▸ STORED DATA:

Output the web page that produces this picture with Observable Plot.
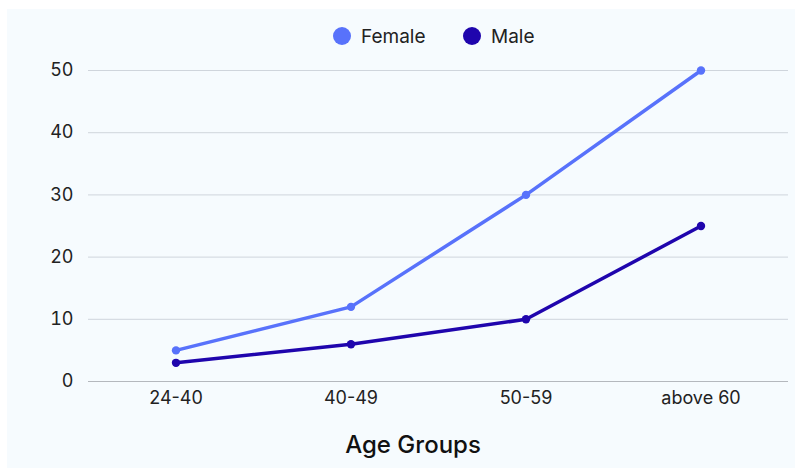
<!DOCTYPE html>
<html>
<head>
<meta charset="utf-8">
<script src="https://cdn.jsdelivr.net/npm/d3@7"></script>
<script src="https://cdn.jsdelivr.net/npm/@observablehq/plot@0.6"></script>
<style>
  html, body { margin: 0; padding: 0; background: #ffffff; }
  body { width: 795px; height: 468px; position: relative; overflow: hidden; font-family: Inter, "Open Sans", sans-serif; }
  #panel { position: absolute; left: 7px; top: 9px; width: 788px; height: 459px; background: #f6fbfe; }
  #legend { position: absolute; top: 16px; left: 0; width: 100%; height: 22px; }
  .item { position: absolute; display: flex; align-items: center; font-size: 19px; color: #222; white-space: nowrap; height: 22px; }
  .sw { width: 18px; height: 18px; border-radius: 50%; margin-right: 10px; }
  #chart { position: absolute; left: 0; top: 46px; }
  #title { position: absolute; top: 421px; left: 0; width: 812px; text-align: center; font-size: 24px; font-weight: 500; color: #111; }
</style>
</head>
<body>
<div id="panel">
  <div id="legend"></div>
  <div id="chart"></div>
  <div id="title">Age Groups</div>
</div>
<script>
const categories = ["24-40", "40-49", "50-59", "above 60"];
const female = [5, 12, 30, 50];
const male = [3, 6, 10, 25];
const seriesNames = ["Female", "Male"];
const seriesColors = ["#5872fb", "#1f05ad"];
const yTicks = [0, 10, 20, 30, 40, 50];
const xLabel = "Age Groups";

const data = [];
categories.forEach((c, i) => {
  data.push({cat: c, value: female[i], series: seriesNames[0]});
  data.push({cat: c, value: male[i], series: seriesNames[1]});
});

// legend
const legend = document.getElementById("legend");
const legendX = [326, 456];
seriesNames.forEach((name, i) => {
  const it = document.createElement("div");
  it.className = "item";
  it.style.left = legendX[i] + "px";
  const sw = document.createElement("div");
  sw.className = "sw";
  sw.style.background = seriesColors[i];
  const t = document.createElement("span");
  t.textContent = name;
  it.appendChild(sw);
  it.appendChild(t);
  legend.appendChild(it);
});
document.getElementById("title").textContent = xLabel;

const chart = Plot.plot({
  width: 788,
  height: 370,
  marginLeft: 81,
  marginRight: 7,
  marginTop: 15,
  marginBottom: 44,
  style: { background: "transparent", fontFamily: "Inter, sans-serif", fontSize: "18px", color: "#222" },
  x: { type: "band", domain: categories, padding: 0, label: null },
  y: { domain: [0, 50], ticks: yTicks, label: null },
  color: { domain: seriesNames, range: seriesColors },
  marks: [
    Plot.gridY(yTicks.filter(d => d > 0), { stroke: "#cfd5dc", strokeOpacity: 1, strokeWidth: 1 }),
    Plot.ruleY([0], { stroke: "#b4b8bd", strokeWidth: 1.2 }),
    Plot.axisY({ ticks: yTicks, tickSize: 0, tickPadding: 15, fontSize: 18, label: null }),
    Plot.axisX({ tickSize: 0, tickPadding: 10, fontSize: 18, label: null }),
    Plot.line(data, { x: "cat", y: "value", z: "series", stroke: "series", strokeWidth: 3.5 }),
    Plot.dot(data, { x: "cat", y: "value", fill: "series", r: 4.2 })
  ]
});
document.getElementById("chart").appendChild(chart);
</script>
</body>
</html>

▸ PROMPT: Each line of the data should be quoted exactly, with pictures left out.

▸ EXERCISE RESPONSE:
Output the web page that produces this picture with Observable Plot.
<!DOCTYPE html>
<html>
<head>
<meta charset="utf-8">
<script src="https://cdn.jsdelivr.net/npm/d3@7"></script>
<script src="https://cdn.jsdelivr.net/npm/@observablehq/plot@0.6"></script>
<style>
  html, body { margin: 0; padding: 0; background: #ffffff; }
  body { width: 795px; height: 468px; position: relative; overflow: hidden; font-family: Inter, "Open Sans", sans-serif; }
  #panel { position: absolute; left: 7px; top: 9px; width: 788px; height: 459px; background: #f6fbfe; }
  #legend { position: absolute; top: 16px; left: 0; width: 100%; height: 22px; }
  .item { position: absolute; display: flex; align-items: center; font-size: 19px; color: #222; white-space: nowrap; height: 22px; }
  .sw { width: 18px; height: 18px; border-radius: 50%; margin-right: 10px; }
  #chart { position: absolute; left: 0; top: 46px; }
  #title { position: absolute; top: 421px; left: 0; width: 812px; text-align: center; font-size: 24px; font-weight: 500; color: #111; }
</style>
</head>
<body>
<div id="panel">
  <div id="legend"></div>
  <div id="chart"></div>
  <div id="title">Age Groups</div>
</div>
<script>
const categories = ["24-40", "40-49", "50-59", "above 60"];
const female = [5, 12, 30, 50];
const male = [3, 6, 10, 25];
const seriesNames = ["Female", "Male"];
const seriesColors = ["#5872fb", "#1f05ad"];
const yTicks = [0, 10, 20, 30, 40, 50];
const xLabel = "Age Groups";

const data = [];
categories.forEach((c, i) => {
  data.push({cat: c, value: female[i], series: seriesNames[0]});
  data.push({cat: c, value: male[i], series: seriesNames[1]});
});

// legend
const legend = document.getElementById("legend");
const legendX = [326, 456];
seriesNames.forEach((name, i) => {
  const it = document.createElement("div");
  it.className = "item";
  it.style.left = legendX[i] + "px";
  const sw = document.createElement("div");
  sw.className = "sw";
  sw.style.background = seriesColors[i];
  const t = document.createElement("span");
  t.textContent = name;
  it.appendChild(sw);
  it.appendChild(t);
  legend.appendChild(it);
});
document.getElementById("title").textContent = xLabel;

const chart = Plot.plot({
  width: 788,
  height: 370,
  marginLeft: 81,
  marginRight: 7,
  marginTop: 15,
  marginBottom: 44,
  style: { background: "transparent", fontFamily: "Inter, sans-serif", fontSize: "18px", color: "#222" },
  x: { type: "band", domain: categories, padding: 0, label: null },
  y: { domain: [0, 50], ticks: yTicks, label: null },
  color: { domain: seriesNames, range: seriesColors },
  marks: [
    Plot.gridY(yTicks.filter(d => d > 0), { stroke: "#cfd5dc", strokeOpacity: 1, strokeWidth: 1 }),
    Plot.ruleY([0], { stroke: "#b4b8bd", strokeWidth: 1.2 }),
    Plot.axisY({ ticks: yTicks, tickSize: 0, tickPadding: 15, fontSize: 18, label: null }),
    Plot.axisX({ tickSize: 0, tickPadding: 10, fontSize: 18, label: null }),
    Plot.line(data, { x: "cat", y: "value", z: "series", stroke: "series", strokeWidth: 3.5 }),
    Plot.dot(data, { x: "cat", y: "value", fill: "series", r: 4.2 })
  ]
});
document.getElementById("chart").appendChild(chart);
</script>
</body>
</html>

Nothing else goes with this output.